Алексей и Сергей Григорьевич заявили, что если приложить старание, то успех обеспечен.
— Мы уговорим графа Головкина и князя Дмитрия Михайловича Голицына, а если они заспорят, то мы будем их бить. Ты (обратились они к фельдмаршалу) в Преображенском полку подполковник, а князь Иван — майор, и в Семеновском полку спорить о том будет некому.
Фельдмаршал Василий Владимирович, зная настроение гвардейцев, настаивал на своем.
— Что вы, ребячье, врете. Как тому может сделаться? И как я полку объявлю? Услышав от меня об этом, не только будут меня бранить, но и убьют.

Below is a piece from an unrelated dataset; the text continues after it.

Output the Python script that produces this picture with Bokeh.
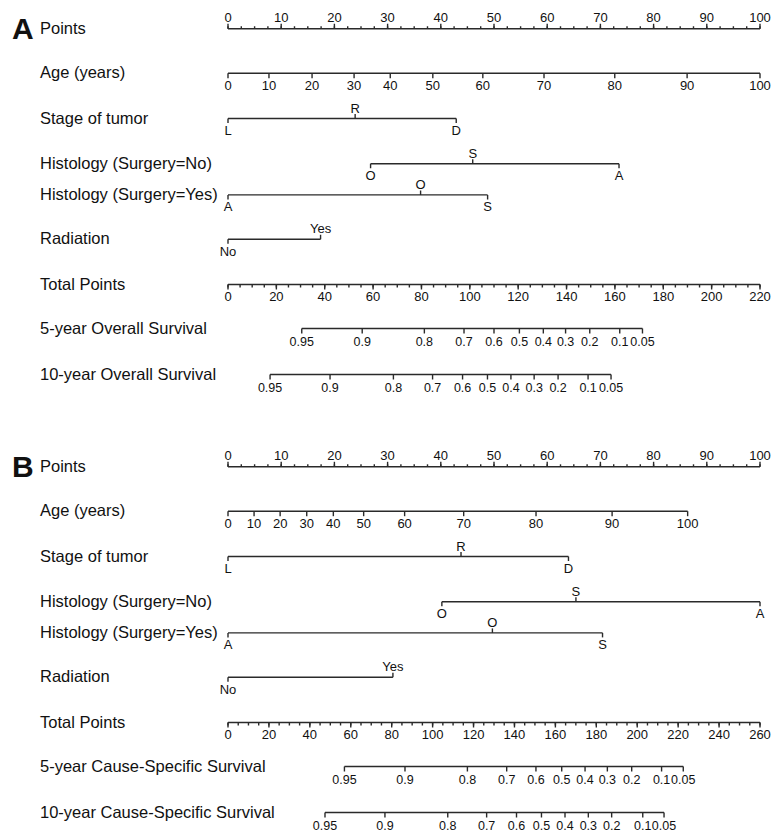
from bokeh.plotting import figure
from bokeh.models import Range1d
from bokeh.core.properties import value
from bokeh.embed import file_html
from bokeh.resources import INLINE

# ---------------- data (points scale 0-100) ----------------
point_ticks = [0, 10, 20, 30, 40, 50, 60, 70, 80, 90, 100]

age_values = ["0", "10", "20", "30", "40", "50", "60", "70", "80", "90", "100"]
a_age_points = [0, 7.7, 15.8, 23.7, 30.5, 38.5, 47.9, 59.4, 72.7, 86.3, 100]
b_age_points = [0, 4.9, 9.8, 14.8, 19.8, 25.5, 33.2, 44.3, 57.9, 72.2, 86.4]

stage_levels = ["L", "R", "D"]
a_stage_points = [0, 23.9, 42.9]
b_stage_points = [0, 43.8, 64.0]

hist_no_levels = ["O", "S", "A"]
a_hist_no_points = [26.8, 46.0, 73.5]
b_hist_no_points = [40.2, 65.4, 100]

hist_yes_levels = ["A", "O", "S"]
a_hist_yes_points = [0, 36.2, 48.8]
b_hist_yes_points = [0, 49.7, 70.4]

radiation_levels = ["No", "Yes"]
a_radiation_points = [0, 17.4]
b_radiation_points = [0, 31.0]

a_total_max = 220
b_total_max = 260
total_label_step = 20
total_minor_step = 5

surv_labels = ["0.95", "0.9", "0.8", "0.7", "0.6", "0.5", "0.4", "0.3", "0.2", "0.1", "0.05"]
a_os5_total = [30.5, 55.5, 81.2, 97.6, 110.0, 120.5, 130.4, 139.6, 149.6, 162.0, 171.4]
a_os10_total = [17.4, 42.2, 68.4, 84.6, 97.0, 107.3, 117.0, 126.6, 136.5, 148.9, 158.4]
b_css5_total = [56.9, 86.5, 117.0, 136.2, 150.5, 163.1, 174.5, 185.4, 197.3, 211.9, 222.5]
b_css10_total = [47.4, 76.7, 107.4, 126.4, 141.0, 153.2, 164.7, 176.1, 187.5, 202.7, 213.1]

a_row_labels = ["Points", "Age (years)", "Stage of tumor", "Histology (Surgery=No)",
                "Histology (Surgery=Yes)", "Radiation", "Total Points",
                "5-year Overall Survival", "10-year Overall Survival"]
b_row_labels = ["Points", "Age (years)", "Stage of tumor", "Histology (Surgery=No)",
                "Histology (Surgery=Yes)", "Radiation", "Total Points",
                "5-year Cause-Specific Survival", "10-year Cause-Specific Survival"]

# ---------------- layout (page pixel coordinates) ----------------
W, H = 772, 832
PX0 = 227.5      # page x of 0 points
PXPP = 5.32      # pixels per point


def X(px):
    return (px - PX0) / PXPP


p = figure(width=W, height=H, x_range=Range1d(X(0), X(W)),
           y_range=Range1d(H, 0), output_backend="svg", toolbar_location=None,
           x_axis_location=None, y_axis_location=None, min_border=0)
p.grid.visible = False
p.outline_line_color = None

LINE = "#2a2a2a"
LW = 1.4
FONT = value("Liberation Sans")
TXT = "#111111"


def seg(xs0, ys0, xs1, ys1):
    p.segment(x0=xs0, y0=ys0, x1=xs1, y1=ys1, line_color=LINE, line_width=LW)


def txt(xs, ys, labels, size, align="center", style="normal"):
    p.text(x=xs, y=ys, text=labels, text_font=FONT, text_font_size=size,
           text_align=align, text_baseline="middle", text_color=TXT,
           text_font_style=style)


def points_axis(y):
    seg([0], [y], [100], [y])
    minor = [i * 2.5 for i in range(41)]
    seg(minor, [y] * len(minor), minor, [y - 2.5] * len(minor))
    seg(point_ticks, [y] * len(point_ticks), point_ticks, [y - 5] * len(point_ticks))
    txt(point_ticks, [y - 11] * len(point_ticks), [str(t) for t in point_ticks], "13px")


def cont_axis(y, xs, labels):
    seg([xs[0]], [y], [xs[-1]], [y])
    seg(xs, [y] * len(xs), xs, [y + 5] * len(xs))
    txt(xs, [y + 12.5] * len(xs), labels, "13px")


def cat_axis(y, xs, labels):
    seg([min(xs)], [y], [max(xs)], [y])
    below = [i for i in range(len(xs)) if i % 2 == 0]
    above = [i for i in range(len(xs)) if i % 2 == 1]
    bx = [xs[i] for i in below]
    ax = [xs[i] for i in above]
    seg(bx, [y] * len(bx), bx, [y + 4.5] * len(bx))
    seg(ax, [y] * len(ax), ax, [y - 4.5] * len(ax))
    txt(bx, [y + 12] * len(bx), [labels[i] for i in below], "13px")
    txt(ax, [y - 10.5] * len(ax), [labels[i] for i in above], "13px")


def total_axis(y, tmax):
    k = 100.0 / tmax
    seg([0], [y], [100], [y])
    minor = [t * k for t in range(0, tmax + 1, total_minor_step)]
    seg(minor, [y] * len(minor), minor, [y + 3] * len(minor))
    major_t = list(range(0, tmax + 1, total_label_step))
    major = [t * k for t in major_t]
    seg(major, [y] * len(major), major, [y + 5] * len(major))
    txt(major, [y + 12] * len(major), [str(t) for t in major_t], "13px")


def surv_axis(y, totals, tmax):
    k = 100.0 / tmax
    xs = [t * k for t in totals]
    seg([xs[0]], [y], [xs[-1]], [y])
    seg(xs, [y] * len(xs), xs, [y + 5] * len(xs))
    txt(xs, [y + 12.5] * len(xs), surv_labels, "12.5px")


def panel(dy, letter, labels, age_pts, stage_pts, hno_pts, hyes_pts, rad_pts,
          tmax, s5, s10):
    rows = [28.3, 72.7, 118, 163.3, 194.4, 238.7, 284, 328, 374]
    rows = [r + dy for r in rows]
    txt([X(11.5)], [rows[0]], [letter], "30px", align="left", style="bold")
    txt([X(39.5)] * len(labels), [r - 1 for r in rows], labels, "16.5px", align="left")
    points_axis(rows[0])
    cont_axis(rows[1], age_pts, age_values)
    cat_axis(rows[2], stage_pts, stage_levels)
    cat_axis(rows[3], hno_pts, hist_no_levels)
    cat_axis(rows[4], hyes_pts, hist_yes_levels)
    cat_axis(rows[5], rad_pts, radiation_levels)
    total_axis(rows[6], tmax)
    surv_axis(rows[7], s5, tmax)
    surv_axis(rows[8], s10, tmax)


panel(0, "A", a_row_labels, a_age_points, a_stage_points, a_hist_no_points,
      a_hist_yes_points, a_radiation_points, a_total_max, a_os5_total, a_os10_total)
panel(438, "B", b_row_labels, b_age_points, b_stage_points, b_hist_no_points,
      b_hist_yes_points, b_radiation_points, b_total_max, b_css5_total, b_css10_total)

open("out.html", "w").write(file_html(p, INLINE))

Участвовать в затее и ее обсуждении фельдмаршал не пожелал и вместе с братом Михаилом покинул фамильный совет. Оставшиеся решили довести дело до конца. Василий Лукич взял лист бумаги, перо и чернильницу и стал сочинять духовную, но, не закончив ее, заявил:
— Моей руки письмо худо, кто бы получше написал?
За дело взялся князь Сергей Григорьевич и под диктовку Василия Лукича и Алексея Григорьевича написал два экземпляра духовной.
На заключительном этапе составления подложного завещания вступил Иван Алексеевич. Он вытащил из кармана лист бумаги и произнес:
— Вот смотрите письмо государевой и моей руки: письмо руки моей, слово в слово, как государево письмо; я умею под руку государеву подписывать; потому что я с государем в шутку писывал.